Paris- French right-wing presidential candidate Francois Fillon, once seen as a front-runner to face the far-right Front National’s Marine Le Pen in the final round of the presidential election in May, has seen his ratings drop after anti-fraud prosecutors opened an investigation into allegations that he paid his wife and children large amounts of taxpayers’ money for fake parliamentary assistant jobs.
At a press conference on Monday, he refused to stand down as a candidate, insisting the jobs he gave his family were real, but he nonetheless offered his apologies to the French people.
Fillon apologized for employing his wife, while noting that it is not illegal and he is not the only politician to have done so.
“What was acceptable yesterday … is not today,” Fillon said.
“It was a mistake. I deeply regret it and I present my excuses to the French.”
French politicians are allowed to hire family members as aides as long as they actually do the jobs for which they are paid.
However, French prosecutors have launched a preliminary investigation into the possible misuse of public funds to determine whether or not Penelope Fillon in fact did any work for her husband.
That inquiry has now been extended to look at roles Fillon gave his children while he was a senator.
The preliminary probe involves suspicions of embezzlement and misappropriation of public funds.
Fillon’s popularity has dropped in the past two weeks following allegations that his British-born wife Penelope was paid 830,000 euros ($900,000) between 1998 and 2013 as a parliamentary assistant.
He also hired two of his children as assistants, paying them €84,000 pre-tax between 2005 and 2007.
The Paris prosecutor’s office on Thursday expanded its investigation to include Fillon’s son and daughter.
Fillon laid out for reporters in some detail his own facts about the accusations.
“Yes, I employed my wife as an aide,” Fillon said.
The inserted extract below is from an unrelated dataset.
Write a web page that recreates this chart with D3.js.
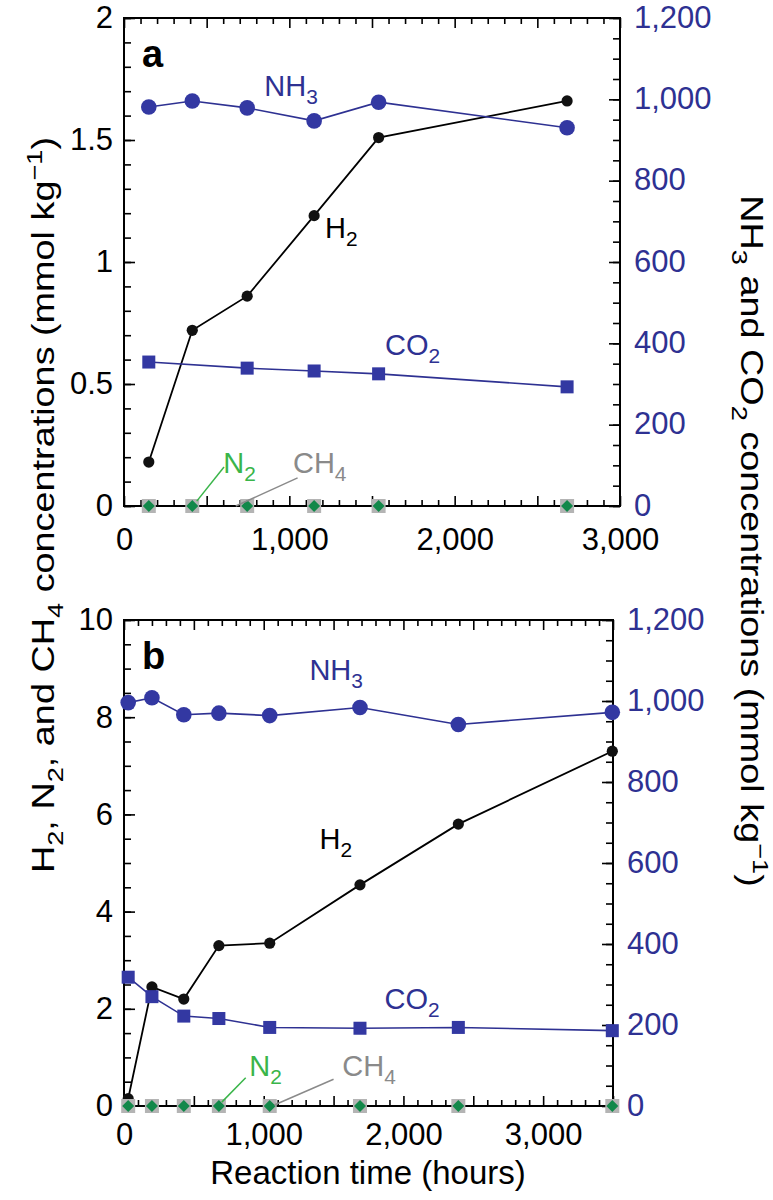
<!DOCTYPE html>
<html><head><meta charset="utf-8">
<script src="https://cdn.jsdelivr.net/npm/d3@7"></script>
<style>
body{margin:0;background:#fff}
svg{display:block}
text{font-family:"Liberation Sans", Arial, Helvetica, sans-serif}
</style>
</head><body>
<svg id="chart" width="773" height="1200"></svg>
<script>
// ---------- data: panel a ----------
const hoursA = [150, 413, 745, 1150, 1540, 2680];
const h2A = [0.18, 0.72, 0.86, 1.19, 1.51, 1.66];
const nh3A = [981, 996, 979, 947, 993, 930];
const co2HoursA = [150, 745, 1150, 1540, 2680];
const co2A = [354, 339, 332, 325, 293];
const n2A = [0, 0, 0, 0, 0, 0];
const ch4A = [0, 0, 0, 0, 0, 0];

// ---------- data: panel b ----------
const hoursB = [30, 200, 428, 679, 1043, 1689, 2393, 3495];
const h2B = [0.15, 2.45, 2.2, 3.3, 3.35, 4.55, 5.8, 7.3];
const nh3B = [996, 1008, 966, 970, 964, 984, 942, 972];
const co2B = [318, 270, 222, 216, 194, 192, 194, 186];
const n2B = [0, 0, 0, 0, 0, 0, 0, 0];
const ch4B = [0, 0, 0, 0, 0, 0, 0, 0];

// ---------- tick labels ----------
const xTickLabelsA = [0, 1000, 2000, 3000];
const xTickLabelsB = [0, 1000, 2000, 3000];
const yLeftTicksA = [0, 0.5, 1, 1.5, 2];
const yLeftTicksB = [0, 2, 4, 6, 8, 10];
const yRightTicks = [0, 200, 400, 600, 800, 1000, 1200];

const NAVY = "#2e3192", GREEN_T = "#3ab54a", GREEN_M = "#12884a", GRAY_T = "#8a8a8a", GRAY_M = "#b4b4b4";
const FS = 31;

const svg = d3.select("#chart");

function richText(g, x, y, parts, opts) {
  const t = g.append("text").attr("x", x).attr("y", y)
    .attr("fill", opts.color || "#000").attr("font-size", opts.size)
    .attr("text-anchor", opts.anchor || "start");
  if (opts.transform) t.attr("transform", opts.transform);
  let shift = 0;
  parts.forEach(([s, kind]) => {
    const ts = t.append("tspan").text(s);
    let target = 0;
    if (kind === "sub") { target = 0.28 * opts.size; ts.attr("font-size", opts.size * 0.72); }
    else if (kind === "sup") { target = -0.38 * opts.size; ts.attr("font-size", opts.size * 0.72); }
    if (target !== shift) { ts.attr("dy", target - shift); shift = target; }
  });
  return t;
}

function drawPanel(cfg) {
  const g = svg.append("g");
  const x = d3.scaleLinear().domain([0, cfg.xMax]).range([cfg.left, cfg.right]);
  const yL = d3.scaleLinear().domain([0, cfg.yMax]).range([cfg.bottom, cfg.top]);
  const yR = d3.scaleLinear().domain([0, 1200]).range([cfg.bottom, cfg.top]);

  function tickAxis(axis, transform, len) {
    const a = g.append("g").attr("transform", transform)
      .call(axis.tickSize(-len).tickFormat(""));
    a.select(".domain").remove();
    a.selectAll("line").attr("stroke", "#000").attr("stroke-width", 1.6);
    return a;
  }
  const xMinor = d3.range(0, cfg.xMax + 1, 100).filter(v => v % 500 !== 0);
  const xMajor = d3.range(0, cfg.xMax + 1, 500);
  tickAxis(d3.axisBottom(x).tickValues(xMinor), `translate(0,${cfg.bottom})`, 6);
  tickAxis(d3.axisBottom(x).tickValues(xMajor), `translate(0,${cfg.bottom})`, 10);
  tickAxis(d3.axisTop(x).tickValues(xMinor), `translate(0,${cfg.top})`, 6);
  tickAxis(d3.axisTop(x).tickValues(xMajor), `translate(0,${cfg.top})`, 10);

  const lMinor = d3.range(0, cfg.yMax * 10 + 0.5, cfg.yMinor * 10).map(v => v / 10);
  tickAxis(d3.axisLeft(yL).tickValues(lMinor), `translate(${cfg.left},0)`, 7);
  tickAxis(d3.axisLeft(yL).tickValues(cfg.yLabels), `translate(${cfg.left},0)`, 11);
  tickAxis(d3.axisRight(yR).tickValues(d3.range(0, 1201, 50)), `translate(${cfg.right},0)`, 7);
  tickAxis(d3.axisRight(yR).tickValues(yRightTicks), `translate(${cfg.right},0)`, 11);

  // labels via axes
  const bx = g.append("g").attr("transform", `translate(0,${cfg.bottom})`)
    .call(d3.axisBottom(x).tickValues(cfg.xLabels).tickSize(0).tickPadding(cfg.xPad).tickFormat(d3.format(",")));
  bx.select(".domain").remove();
  bx.selectAll("text").attr("font-size", FS).attr("fill", "#000").attr("font-family", null);

  const ly = g.append("g").attr("transform", `translate(${cfg.left},0)`)
    .call(d3.axisLeft(yL).tickValues(cfg.yLabels).tickSize(0).tickPadding(11).tickFormat(d3.format("")));
  ly.select(".domain").remove();
  ly.selectAll("text").attr("font-size", FS).attr("fill", "#000").attr("font-family", null);

  const ry = g.append("g").attr("transform", `translate(${cfg.right},0)`)
    .call(d3.axisRight(yR).tickValues(yRightTicks).tickSize(0).tickPadding(14).tickFormat(d3.format(",")));
  ry.select(".domain").remove();
  ry.selectAll("text").attr("font-size", FS).attr("fill", NAVY).attr("font-family", null).attr("dy", "0.3em");

  // frame
  g.append("rect").attr("x", cfg.left).attr("y", cfg.top)
    .attr("width", cfg.right - cfg.left).attr("height", cfg.bottom - cfg.top)
    .attr("fill", "none").attr("stroke", "#000").attr("stroke-width", 2);

  // H2
  const hrs = cfg.hours;
  g.append("path").datum(cfg.h2)
    .attr("d", d3.line().x((d, i) => x(hrs[i])).y(d => yL(d)))
    .attr("fill", "none").attr("stroke", "#000").attr("stroke-width", 1.8);
  g.selectAll(null).data(cfg.h2).join("circle")
    .attr("cx", (d, i) => x(hrs[i])).attr("cy", d => yL(d)).attr("r", 5.6).attr("fill", "#111");

  // NH3
  g.append("path").datum(cfg.nh3)
    .attr("d", d3.line().x((d, i) => x(hrs[i])).y(d => yR(d)))
    .attr("fill", "none").attr("stroke", NAVY).attr("stroke-width", 1.6);
  g.selectAll(null).data(cfg.nh3).join("circle")
    .attr("cx", (d, i) => x(hrs[i])).attr("cy", d => yR(d)).attr("r", 7.8).attr("fill", "#3338a2");

  // CO2
  const ch = cfg.co2Hours;
  g.append("path").datum(cfg.co2)
    .attr("d", d3.line().x((d, i) => x(ch[i])).y(d => yR(d)))
    .attr("fill", "none").attr("stroke", NAVY).attr("stroke-width", 1.6);
  g.selectAll(null).data(cfg.co2).join("rect")
    .attr("x", (d, i) => x(ch[i]) - 6.5).attr("y", d => yR(d) - 6.5)
    .attr("width", 13).attr("height", 13).attr("fill", "#3338a2");

  // CH4 squares and N2 diamonds
  g.selectAll(null).data(cfg.ch4).join("rect")
    .attr("x", (d, i) => x(hrs[i]) - 7).attr("y", d => yL(d) - 7)
    .attr("width", 14).attr("height", 14).attr("fill", GRAY_M);
  const dia = d3.symbol().type(d3.symbolSquare).size(72);
  g.selectAll(null).data(cfg.n2).join("path")
    .attr("d", dia)
    .attr("transform", (d, i) => `translate(${x(hrs[i])},${yL(d)}) rotate(45)`)
    .attr("fill", GREEN_M);

  // leader lines
  cfg.leaders.forEach(l => {
    g.append("line").attr("x1", x(l.h1)).attr("y1", yL(l.v1)).attr("x2", x(l.h2)).attr("y2", yL(l.v2))
      .attr("stroke", l.color).attr("stroke-width", 1.5);
  });
  // series labels
  cfg.labels.forEach(l => {
    const yy = l.axis === "R" ? yR(l.v) : yL(l.v);
    richText(g, x(l.h), yy, l.parts, {color: l.color, size: l.size});
  });
  // panel letter
  g.append("text").attr("x", cfg.left + 18).attr("y", cfg.top + 49).text(cfg.letter)
    .attr("font-size", 38).attr("font-weight", "bold").attr("fill", "#000");
}

drawPanel({
  letter: "a", left: 124, right: 620, top: 18, bottom: 506, xPad: 22,
  xMax: 3000, yMax: 2, yMinor: 0.1, yLabels: yLeftTicksA, xLabels: xTickLabelsA,
  hours: hoursA, h2: h2A, nh3: nh3A, co2Hours: co2HoursA, co2: co2A, n2: n2A, ch4: ch4A,
  leaders: [
    {h1: 605, v1: 0.16, h2: 440, v2: 0.02, color: GREEN_T},
    {h1: 1050, v1: 0.115, h2: 676, v2: 0, color: GRAY_T}
  ],
  labels: [
    {h: 849, v: 1008, axis: "R", parts: [["NH", ""], ["3", "sub"]], color: NAVY, size: 29},
    {h: 1216, v: 1.1, axis: "L", parts: [["H", ""], ["2", "sub"]], color: "#000", size: 29},
    {h: 1579, v: 371, axis: "R", parts: [["CO", ""], ["2", "sub"]], color: NAVY, size: 29},
    {h: 600, v: 0.135, axis: "L", parts: [["N", ""], ["2", "sub"]], color: GREEN_T, size: 29},
    {h: 1022, v: 0.135, axis: "L", parts: [["CH", ""], ["4", "sub"]], color: GRAY_T, size: 29}
  ]
});

drawPanel({
  letter: "b", left: 124, right: 613, top: 620, bottom: 1106, xPad: 17,
  xMax: 3500, yMax: 10, yMinor: 0.5, yLabels: yLeftTicksB, xLabels: xTickLabelsB,
  hours: hoursB, h2: h2B, nh3: nh3B, co2Hours: hoursB, co2: co2B, n2: n2B, ch4: ch4B,
  leaders: [
    {h1: 871, v1: 0.58, h2: 700, v2: 0.08, color: GREEN_T},
    {h1: 1500, v1: 0.55, h2: 1076, v2: 0.02, color: GRAY_T}
  ],
  labels: [
    {h: 1327, v: 1052, axis: "R", parts: [["NH", ""], ["3", "sub"]], color: NAVY, size: 29},
    {h: 1399, v: 5.29, axis: "L", parts: [["H", ""], ["2", "sub"]], color: "#000", size: 29},
    {h: 1865, v: 240, axis: "R", parts: [["CO", ""], ["2", "sub"]], color: NAVY, size: 29},
    {h: 897, v: 0.62, axis: "L", parts: [["N", ""], ["2", "sub"]], color: GREEN_T, size: 29},
    {h: 1563, v: 0.62, axis: "L", parts: [["CH", ""], ["4", "sub"]], color: GRAY_T, size: 29}
  ]
});

// axis titles
richText(svg, 368, 1184, [["Reaction time (hours)", ""]], {size: 33, anchor: "middle"});
richText(svg, 0, 0,
  [["H", ""], ["2", "sub"], [", N", ""], ["2", "sub"], [", and CH", ""], ["4", "sub"],
   [" concentrations (mmol kg", ""], ["\u22121", "sup"], [")", ""]],
  {size: 31, anchor: "middle", transform: "translate(54,505) scale(1,1.22) rotate(-90)"});
richText(svg, 0, 0,
  [["NH", ""], ["3", "sub"], [" and CO", ""], ["2", "sub"],
   [" concentrations (mmol kg", ""], ["\u22121", "sup"], [")", ""]],
  {size: 31, anchor: "middle", transform: "translate(741,541) scale(1,1.22) rotate(90)"});
</script>
</body></html>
He said she was paid an average 3,677 euros per month over 15 years.
“They call this job fictitious,” he said, laying out the ill-defined duties of parliamentary aides who work “in the shadows.”
“Her salary was perfectly justified because her work was indispensable to my activities as an elected official,” he said.
Fillon said the scandal grew out of a political conspiracy to take him out of the race, and make it a face-off between far-right leader Marine Le Pen — whose family he blasted as “untouchable” — and Emmanuel Macron, an untested former banker and Socialist Party maverick whom Fillon called a “guru.”
Fillon’s attempt to go on a counter-offensive came as Le Monde revealed new elements relating to the preliminary investigation.
The French newspaper reported that investigators were examining Fillon’s ties to Marc Ladreit de Lacharrière, the billionaire businessman owner of the literary magazine Revue des Deux Mondes, who is also reported to have allegedly paid Penelope Fillon €100,000 for doing little work.
The investigators are looking at whether the businessman paid Penelope Fillon about €5,000 a month pre-tax between May 2012 and December 2013 in return for being recommended by Fillon for France’s highest honor in 2010.
Fillon also gave details of the consulting firm he set up in 2012 at the end of his five-year term as prime minister.
The Canard Enchaîné, which broke the story of Penelope Fillon’s parliamentary assistant jobs, had reported that the company paid Fillon an after-tax salary of €757,000 since 2012.
Opponents had demanded he reveal the source of the money.
During the press conference, Fillon listed the company’s key clients and said no Russian business had paid him nor the Russian government, saying that all conferences he gave in Russia were free.
Besides far-right Le Pen and centrist Macron, Socialist Party candidate Benoit Hamon and far-left candidate Jean-Luc Melenchon are running for president.